I get it on the golf course every time I'm paired with a stranger. There's a wait on the fourth tee, and the guy says, "So what do you do for a living?"
(I generally want to avoid this conversation because I like to keep golf separate from life, the reason I play in the first place. Similarly, I don't take my business cards to bed with me in case I meet a potentially useful new contact in my dreams.)
"I'm a writer," I say, never able to hide the pride. It's cool to be a writer. It's old. It's elemental. It's a little like announcing you're a fisherman, or a hunter (or a clown or a prostitute). "Am a writer," my novelist mother once wrote. "Get to call myself that because I write."
But then there is dread. Dread because the response is so perfectly predictable.
"Oh, wow!" Pause, two seconds. "What sort of writing do you do?"
That last question means, "How on earth do you make a living? Or is your wife an investment banker and you're actually a bum and that's why you're on the golf course in the middle of the week?"
My pride forces me to convince the fellow that I do make a living, by hook and by crook, an exercise I resent.

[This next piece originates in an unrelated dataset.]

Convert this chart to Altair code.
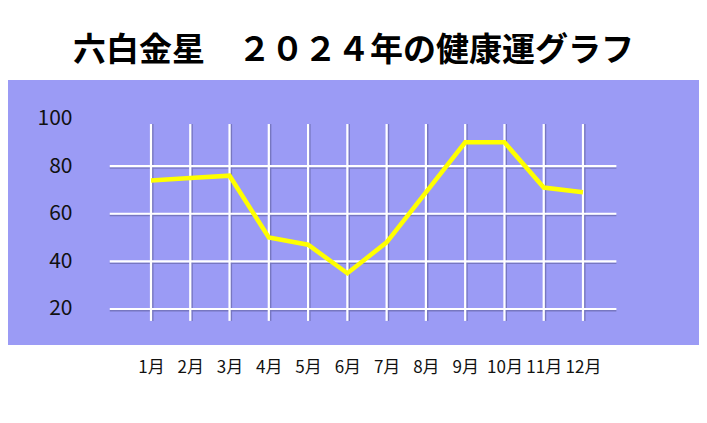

Once I've achieved this, his next line, if it's not the worst-case, "I've got a story you should write!"—it's something to the effect of how interesting my work must be.
Which I take as a confession about how boring his life must be.
My old man, an advertising writer, used to see everyone else's job as a nightmare of tedium. Even a doctor, he said. "Can you imagine, day after day, hour after hour, patient after patient, describing the same symptoms over and over as if they were just the most important thing in the world? And you having to listen gravely, even though in most cases you know from the moment they walk into the office that you're going to prescribe amoxicillan."
Glad Dad wasn't a doctor? Me too. But maybe he was onto something. Maybe a writer does have a kind of blue sky that others don't. But the writer also has a blank page to contend with. (A bus driver once told me he pitied writers when he opened up the newspaper and tried to imagine some poor wretch having to write all those words!) A writer's work isn't done for him in the form of a full waiting room. A writer's work, however familiar the subject has become, must be done from scratch.
“People would say I must have had such a great life doing this, people who were engineers, doctors, insurance salesmen or whatever,” said radio comedy writer Tom Koch, who died last week, “But it was the kind of work where every morning I would wake up and think, ‘My God, I wonder if I can do it again today.’ There is no way you prepare to do it, or even know how you do it.”
And maybe that's the best thing about it.